● **Request**:
Do not include the pictures; repeat the rest of the data exactly.
>> Begin
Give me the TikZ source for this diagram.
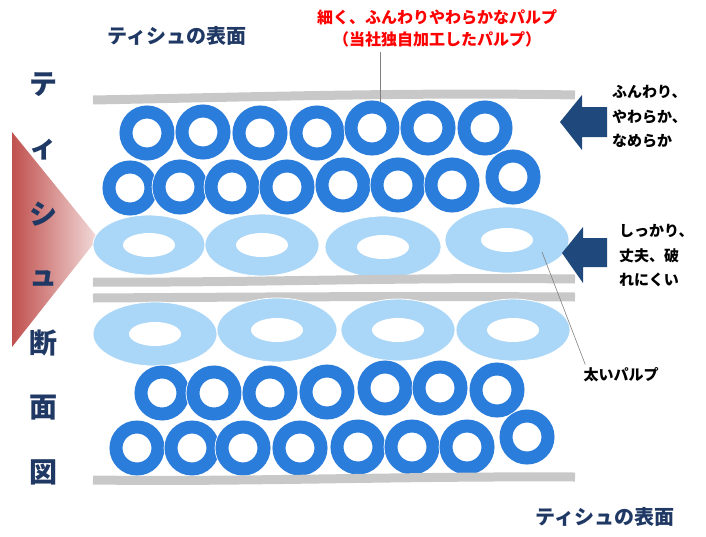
\documentclass[tikz,border=0pt]{standalone}
\usepackage{fontspec}
\setmainfont{Noto Sans CJK JP}
\usetikzlibrary{positioning}
\definecolor{navy}{RGB}{31,56,100}
\definecolor{ringblue}{RGB}{43,125,220}
\definecolor{lightpulp}{RGB}{170,214,247}
\definecolor{bargray}{RGB}{200,200,200}
\definecolor{leadergray}{RGB}{128,128,128}
\definecolor{arrowblue}{RGB}{31,73,125}
\definecolor{trired}{RGB}{192,80,77}
\definecolor{tripink}{RGB}{242,220,219}
\begin{document}
\begin{tikzpicture}[x=1pt,y=-1pt]
        % Define styles for pulp, sheets and labels
        \tikzstyle{fine}=[circle, draw=white, line width=0.8pt, double=ringblue, double distance=13pt, fill=white, minimum size=42pt, inner sep=0pt]
        \tikzstyle{sheet}=[draw=bargray, line width=9pt]
        \tikzstyle{leader}=[draw=leadergray, line width=0.6pt]
        \tikzstyle{vtitle}=[text=navy, font=\bfseries\fontsize{28}{30}\selectfont, inner sep=0pt]
        \tikzstyle{surface}=[text=navy, font=\bfseries\fontsize{20}{24}\selectfont, inner sep=0pt]
        \tikzstyle{note}=[align=left, font=\bfseries\fontsize{15}{24.5}\selectfont, inner sep=0pt]

        \useasboundingbox (0,0) rectangle (706,536);

        % Define section triangle and title
        \shade[left color=trired, right color=tripink] (12,132) -- (98,238) -- (12,347) -- cycle;
        \foreach \ch [count=\i] in {テ,ィ,シ,ュ,断,面,図}
          \node[vtitle] (title\i) at (43,{85+64.5*(\i-1)}) {\ch};

        % Upper sheet and fine pulp
        \draw[sheet] (93,100) .. controls (250,97) and (420,92) .. (575,95);
        \foreach \x/\y [count=\i] in {147/133,203/132,260/133,317/133,372/128,428/128,485/128}
          \node[fine] (fa\i) at (\x,\y) {};
        \foreach \x/\y [count=\i] in {130/188,180/187,232/187,287/187,343/185,398/185,452/185,513/177}
          \node[fine] (fb\i) at (\x,\y) {};

        % Thick pulp
        \foreach \x/\y/\rx/\ry in {149/245/56/30,262/245/57/31,383/247/58/31,507/240/62/33} {
          \filldraw[fill=lightpulp, draw=white, line width=0.8pt] (\x,\y) ellipse [x radius=\rx, y radius=\ry];
          \fill[white] (\x,\y) ellipse [x radius=26, y radius=12];
        }
        \draw[sheet] (93,282) .. controls (250,283) and (400,277) .. (575,279);
        \draw[sheet] (93,298) .. controls (250,297) and (400,296) .. (575,297);
        \foreach \x/\y/\rx/\ry in {155/334/62/32,277/330/60/32,398/330/57/31,513/330/57/31} {
          \filldraw[fill=lightpulp, draw=white, line width=0.8pt] (\x,\y) ellipse [x radius=\rx, y radius=\ry];
          \fill[white] (\x,\y) ellipse [x radius=26, y radius=12];
        }

        % Lower fine pulp and sheet
        \foreach \x/\y [count=\i] in {162/393,214/393,270/393,327/392,385/388,440/388,497/390}
          \node[fine] (la\i) at (\x,\y) {};
        \foreach \x/\y [count=\i] in {137/448,192/448,243/448,300/448,358/447,412/447,467/447,527/437}
          \node[fine] (lb\i) at (\x,\y) {};
        \draw[sheet] (93,480) .. controls (250,482) and (400,476) .. (575,477);

        % Arrows
        \fill[arrowblue] (560,122) -- (582,95) -- (582,107) -- (607,107) -- (607,137) -- (582,137) -- (582,150) -- cycle;
        \fill[arrowblue] (562,253) -- (583,227) -- (583,238) -- (607,238) -- (607,267) -- (583,267) -- (583,283) -- cycle;

        % Labels
        \node[surface] (topsurface) at (177,36) {ティシュの表面};
        \node[surface] (bottomsurface) at (605,517) {ティシュの表面};
        \node[text=red, align=center, font=\bfseries\fontsize{16}{22}\selectfont, inner sep=0pt] (finelabel) at (437,28) {細く、ふんわりやわらかなパルプ\\（当社独自加工したパルプ）};
        \node[note, anchor=west] (softnote) at (612,117) {ふんわり、\\やわらか、\\なめらか};
        \node[note, anchor=west] (strongnote) at (619,256) {しっかり、\\丈夫、破\\れにくい};
        \node[font=\bfseries\fontsize{15}{18}\selectfont, inner sep=0pt] (thicklabel) at (621,375) {太いパルプ};

        % Leader lines
        \coordinate (finetip) at (380,102);
        \draw[leader] ([yshift=-5pt]finelabel.south -| finetip) -- (finetip);
        \coordinate (thicktip) at (542,252);
        \draw[leader] (thicktip) -- ([xshift=2pt,yshift=3pt]thicklabel.north west);

      \end{tikzpicture}
\end{document}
>> End
● **Written response**:
Give me the TikZ source for this diagram.
\documentclass[tikz,border=0pt]{standalone}
\usepackage{fontspec}
\setmainfont{Noto Sans CJK JP}
\usetikzlibrary{positioning}
\definecolor{navy}{RGB}{31,56,100}
\definecolor{ringblue}{RGB}{43,125,220}
\definecolor{lightpulp}{RGB}{170,214,247}
\definecolor{bargray}{RGB}{200,200,200}
\definecolor{leadergray}{RGB}{128,128,128}
\definecolor{arrowblue}{RGB}{31,73,125}
\definecolor{trired}{RGB}{192,80,77}
\definecolor{tripink}{RGB}{242,220,219}
\begin{document}
\begin{tikzpicture}[x=1pt,y=-1pt]
        % Define styles for pulp, sheets and labels
        \tikzstyle{fine}=[circle, draw=white, line width=0.8pt, double=ringblue, double distance=13pt, fill=white, minimum size=42pt, inner sep=0pt]
        \tikzstyle{sheet}=[draw=bargray, line width=9pt]
        \tikzstyle{leader}=[draw=leadergray, line width=0.6pt]
        \tikzstyle{vtitle}=[text=navy, font=\bfseries\fontsize{28}{30}\selectfont, inner sep=0pt]
        \tikzstyle{surface}=[text=navy, font=\bfseries\fontsize{20}{24}\selectfont, inner sep=0pt]
        \tikzstyle{note}=[align=left, font=\bfseries\fontsize{15}{24.5}\selectfont, inner sep=0pt]

        \useasboundingbox (0,0) rectangle (706,536);

        % Define section triangle and title
        \shade[left color=trired, right color=tripink] (12,132) -- (98,238) -- (12,347) -- cycle;
        \foreach \ch [count=\i] in {テ,ィ,シ,ュ,断,面,図}
          \node[vtitle] (title\i) at (43,{85+64.5*(\i-1)}) {\ch};

        % Upper sheet and fine pulp
        \draw[sheet] (93,100) .. controls (250,97) and (420,92) .. (575,95);
        \foreach \x/\y [count=\i] in {147/133,203/132,260/133,317/133,372/128,428/128,485/128}
          \node[fine] (fa\i) at (\x,\y) {};
        \foreach \x/\y [count=\i] in {130/188,180/187,232/187,287/187,343/185,398/185,452/185,513/177}
          \node[fine] (fb\i) at (\x,\y) {};

        % Thick pulp
        \foreach \x/\y/\rx/\ry in {149/245/56/30,262/245/57/31,383/247/58/31,507/240/62/33} {
          \filldraw[fill=lightpulp, draw=white, line width=0.8pt] (\x,\y) ellipse [x radius=\rx, y radius=\ry];
          \fill[white] (\x,\y) ellipse [x radius=26, y radius=12];
        }
        \draw[sheet] (93,282) .. controls (250,283) and (400,277) .. (575,279);
        \draw[sheet] (93,298) .. controls (250,297) and (400,296) .. (575,297);
        \foreach \x/\y/\rx/\ry in {155/334/62/32,277/330/60/32,398/330/57/31,513/330/57/31} {
          \filldraw[fill=lightpulp, draw=white, line width=0.8pt] (\x,\y) ellipse [x radius=\rx, y radius=\ry];
          \fill[white] (\x,\y) ellipse [x radius=26, y radius=12];
        }

        % Lower fine pulp and sheet
        \foreach \x/\y [count=\i] in {162/393,214/393,270/393,327/392,385/388,440/388,497/390}
          \node[fine] (la\i) at (\x,\y) {};
        \foreach \x/\y [count=\i] in {137/448,192/448,243/448,300/448,358/447,412/447,467/447,527/437}
          \node[fine] (lb\i) at (\x,\y) {};
        \draw[sheet] (93,480) .. controls (250,482) and (400,476) .. (575,477);

        % Arrows
        \fill[arrowblue] (560,122) -- (582,95) -- (582,107) -- (607,107) -- (607,137) -- (582,137) -- (582,150) -- cycle;
        \fill[arrowblue] (562,253) -- (583,227) -- (583,238) -- (607,238) -- (607,267) -- (583,267) -- (583,283) -- cycle;

        % Labels
        \node[surface] (topsurface) at (177,36) {ティシュの表面};
        \node[surface] (bottomsurface) at (605,517) {ティシュの表面};
        \node[text=red, align=center, font=\bfseries\fontsize{16}{22}\selectfont, inner sep=0pt] (finelabel) at (437,28) {細く、ふんわりやわらかなパルプ\\（当社独自加工したパルプ）};
        \node[note, anchor=west] (softnote) at (612,117) {ふんわり、\\やわらか、\\なめらか};
        \node[note, anchor=west] (strongnote) at (619,256) {しっかり、\\丈夫、破\\れにくい};
        \node[font=\bfseries\fontsize{15}{18}\selectfont, inner sep=0pt] (thicklabel) at (621,375) {太いパルプ};

        % Leader lines
        \coordinate (finetip) at (380,102);
        \draw[leader] ([yshift=-5pt]finelabel.south -| finetip) -- (finetip);
        \coordinate (thicktip) at (542,252);
        \draw[leader] (thicktip) -- ([xshift=2pt,yshift=3pt]thicklabel.north west);

      \end{tikzpicture}
\end{document}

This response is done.